Island Life Chiropractic Pain Care, PLLC v State Farm Mut. Auto. Ins. Co. (2018 NY Slip Op 51595(U))
November 9, 2018
The court considered that the plaintiff, Island Life Chiropractic Pain Care, PLLC, was seeking to recover assigned first-party no-fault benefits from the respondent, State Farm Mutual Automobile Ins. Co. The main issue decided was that the defendant's motion for summary judgment to dismiss the complaint was granted on the grounds that the plaintiff had failed to appear for duly scheduled examinations under oath. The holding of the case was that the order to grant the defendant's motion for summary judgment dismissing the complaint was affirmed, and the plaintiff was ordered to pay $25 in costs. The court cited a similar case, Island Life Chiropractic Pain Care, PLLC, as Assignee of Cooper, Kadeem v State Farm Mut. Auto. Ins. Co., in support of its decision.

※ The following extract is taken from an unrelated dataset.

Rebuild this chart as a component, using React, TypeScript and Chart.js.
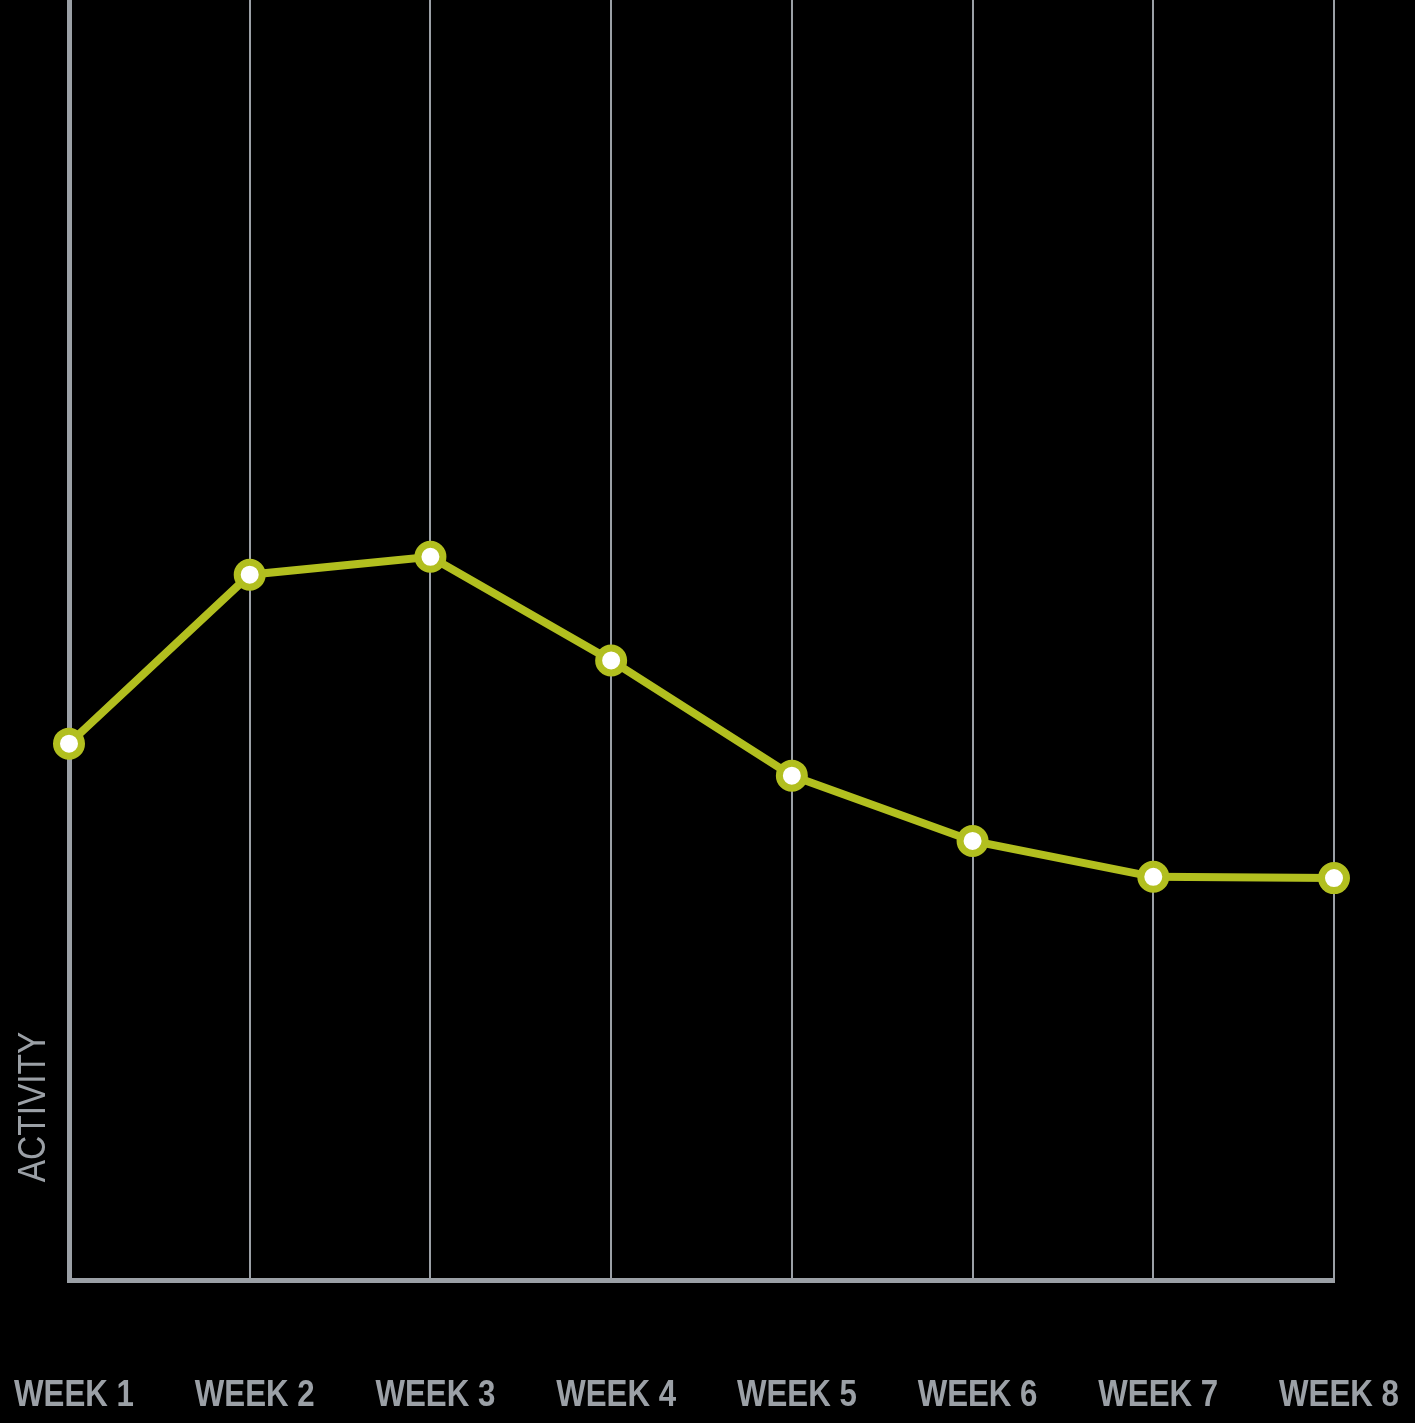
import React, { useEffect, useRef } from "react";
import { Chart, registerables } from "chart.js";

Chart.register(...registerables);

const weekLabels = ["WEEK 1", "WEEK 2", "WEEK 3", "WEEK 4", "WEEK 5", "WEEK 6", "WEEK 7", "WEEK 8"];
const activityValues = [41.9, 55.1, 56.5, 48.4, 39.4, 34.3, 31.5, 31.4];
const yAxisTitle = "ACTIVITY";

const GRAY = "#9ba0a6";
const GREEN = "#b2bf1f";
const FONT = "'Liberation Sans', Arial, sans-serif";

const bgPlugin = {
  id: "bg",
  beforeDraw(chart: any) {
    const { ctx, width, height } = chart;
    ctx.save();
    ctx.fillStyle = "#000";
    ctx.fillRect(0, 0, width, height);
    ctx.restore();
  },
};

// Draws the category tick labels (condensed) and the rotated y-axis title
const labelsPlugin = {
  id: "condensedLabels",
  afterDraw(chart: any) {
    const { ctx } = chart;
    const xScale = chart.scales.x;
    ctx.save();
    ctx.fillStyle = GRAY;
    ctx.font = `bold 37px ${FONT}`;
    ctx.textAlign = "center";
    ctx.textBaseline = "alphabetic";
    const labels = chart.data.labels as string[];
    labels.forEach((lbl, i) => {
      const x = xScale.getPixelForTick(i) + 5;
      ctx.save();
      ctx.translate(x, 1406);
      ctx.scale(0.845, 1);
      ctx.fillText(lbl, 0, 0);
      ctx.restore();
    });
    ctx.restore();

    ctx.save();
    ctx.fillStyle = GRAY;
    ctx.font = `38px ${FONT}`;
    ctx.textAlign = "center";
    ctx.textBaseline = "alphabetic";
    ctx.translate(45, 1107);
    ctx.rotate(-Math.PI / 2);
    ctx.scale(0.88, 1);
    ctx.fillText(yAxisTitle, 0, 0);
    ctx.restore();
  },
};

export default function App() {
  const ref = useRef<HTMLCanvasElement | null>(null);
  useEffect(() => {
    if (!ref.current) return;
    const chart = new Chart(ref.current, {
      type: "line",
      data: {
        labels: weekLabels,
        datasets: [
          {
            data: activityValues,
            borderColor: GREEN,
            borderWidth: 8,
            pointRadius: 12.5,
            pointBorderWidth: 7,
            pointBackgroundColor: "#ffffff",
            pointBorderColor: GREEN,
            tension: 0,
            clip: false as any,
          },
        ],
      },
      options: {
        animation: false,
        responsive: false,
        maintainAspectRatio: false,
        layout: { autoPadding: false, padding: { left: 0, right: 81, top: 0, bottom: 0 } },
        plugins: { legend: { display: false }, tooltip: { enabled: false } },
        scales: {
          x: {
            type: "category",
            offset: false,
            afterFit(scale: any) {
              scale.height = 143;
            },
            grid: {
              display: true,
              color: GRAY,
              lineWidth: 2,
              drawTicks: false,
            },
            border: { display: true, color: GRAY, width: 5 },
            ticks: { display: false, autoSkip: false },
          },
          y: {
            min: 0,
            max: 100,
            afterFit(scale: any) {
              scale.width = 69;
            },
            grid: { display: false, drawTicks: false },
            border: { display: true, color: GRAY, width: 5 },
            ticks: { display: false },
          },
        },
      },
      plugins: [bgPlugin, labelsPlugin],
    });
    return () => chart.destroy();
  }, []);
  return (
    <div style={{ position: "absolute", left: 0, top: 0, width: 1415, height: 1423, background: "#000" }}>
      <canvas ref={ref} width={1415} height={1423} style={{ display: "block" }} />
    </div>
  );
}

Island Life Chiropractic Pain Care, PLLC v State Farm Mut. Auto. Ins. Co. (2018 NY Slip Op 51594(U))
November 9, 2018
The court considered a provider's attempt to recover assigned first-party no-fault benefits from an insurance company. The main issue at hand was whether the insurance company's motion for summary judgment, which was granted, dismissing the provider's complaint on the grounds of the provider's failure to appear for duly scheduled examinations under oath (EUOs), was appropriate. The court held that the insurer had provided sufficient proof demonstrating the provider's failure to appear for the EUOs, and that the insurer was not required to provide objective reasons for requesting the EUOs in order to establish its entitlement to summary judgment. As a result, the court affirmed the order granting the insurer's motion for summary judgment dismissing the complaint.